┏━━

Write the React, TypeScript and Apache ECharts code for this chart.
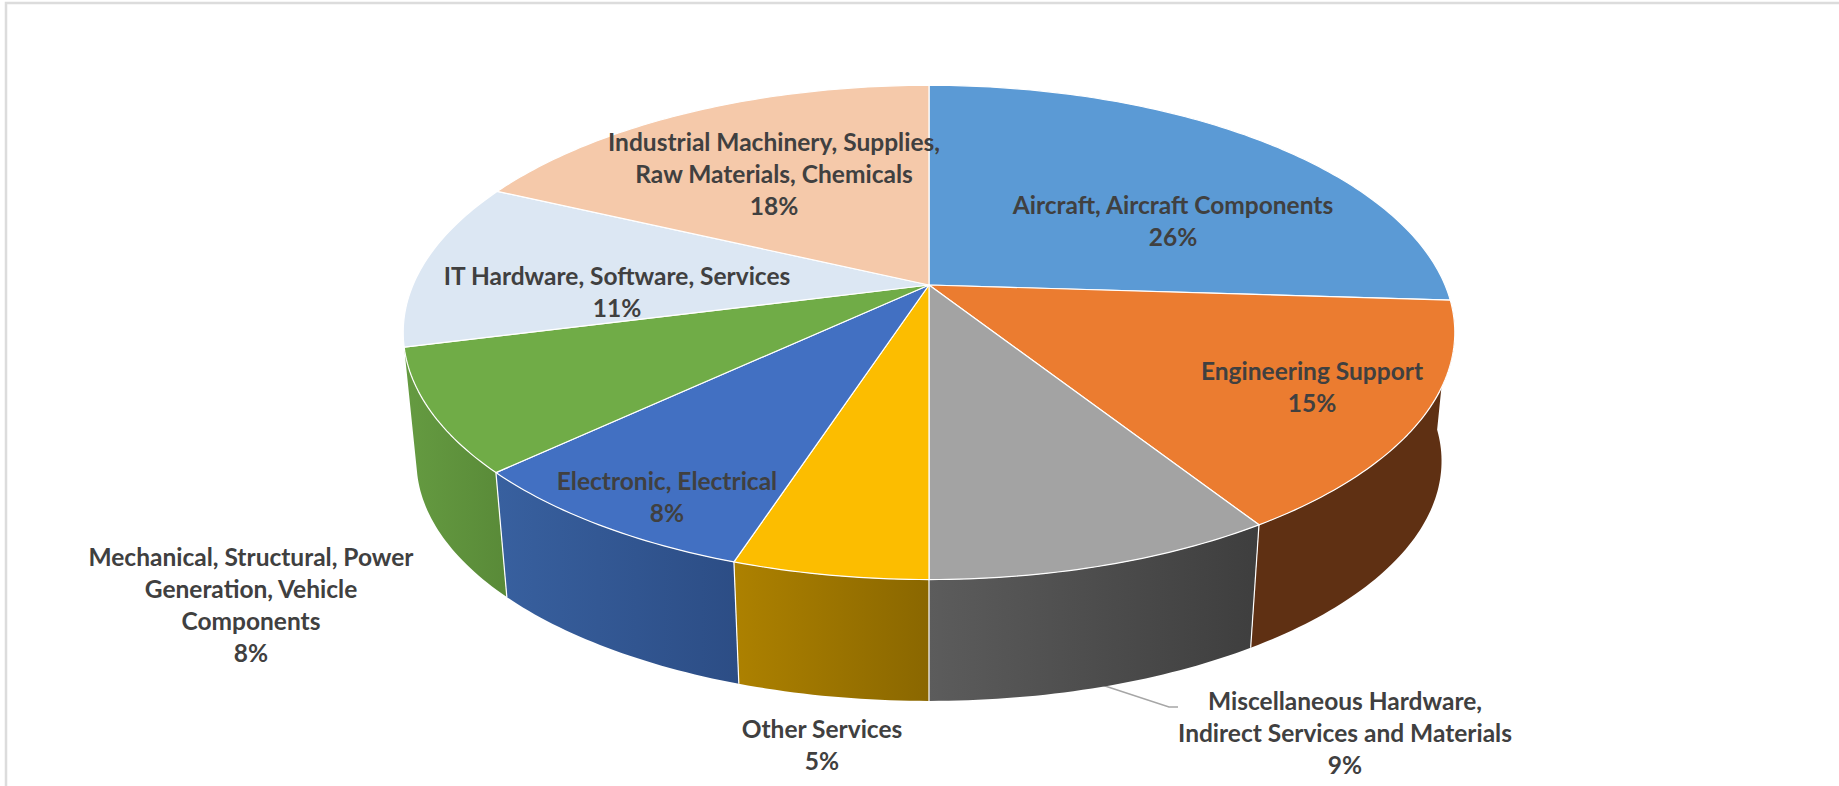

┗━━
┏━━

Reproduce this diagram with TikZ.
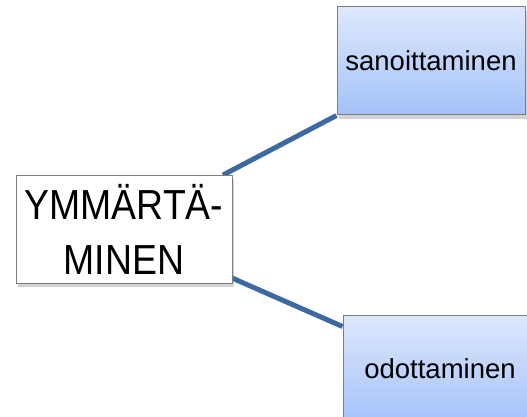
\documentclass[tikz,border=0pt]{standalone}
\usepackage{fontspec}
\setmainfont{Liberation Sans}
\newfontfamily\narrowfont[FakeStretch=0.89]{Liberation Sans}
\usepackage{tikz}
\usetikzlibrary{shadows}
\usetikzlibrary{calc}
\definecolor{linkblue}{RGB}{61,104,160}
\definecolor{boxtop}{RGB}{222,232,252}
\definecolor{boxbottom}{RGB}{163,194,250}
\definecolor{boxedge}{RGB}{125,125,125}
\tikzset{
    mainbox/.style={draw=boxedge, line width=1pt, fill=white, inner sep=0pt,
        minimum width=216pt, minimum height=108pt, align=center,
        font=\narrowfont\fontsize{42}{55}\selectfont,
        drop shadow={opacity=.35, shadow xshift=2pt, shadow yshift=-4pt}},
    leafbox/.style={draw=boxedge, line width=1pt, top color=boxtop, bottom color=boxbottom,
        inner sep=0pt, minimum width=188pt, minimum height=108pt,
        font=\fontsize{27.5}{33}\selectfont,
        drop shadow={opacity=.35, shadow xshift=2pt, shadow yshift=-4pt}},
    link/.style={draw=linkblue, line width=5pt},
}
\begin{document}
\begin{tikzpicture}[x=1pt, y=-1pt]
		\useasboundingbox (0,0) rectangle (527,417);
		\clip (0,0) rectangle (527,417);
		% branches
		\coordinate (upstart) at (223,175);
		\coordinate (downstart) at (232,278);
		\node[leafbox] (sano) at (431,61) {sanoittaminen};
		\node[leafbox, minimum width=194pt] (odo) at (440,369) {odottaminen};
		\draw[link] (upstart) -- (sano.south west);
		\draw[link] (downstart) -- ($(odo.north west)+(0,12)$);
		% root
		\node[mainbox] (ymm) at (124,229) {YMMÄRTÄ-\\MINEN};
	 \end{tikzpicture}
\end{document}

┗━━

> [TASK STATEMENT]:
Gather each line holding the string "this".

> [RESULT]:
Write the React, TypeScript and Apache ECharts code for this chart.
Reproduce this diagram with TikZ.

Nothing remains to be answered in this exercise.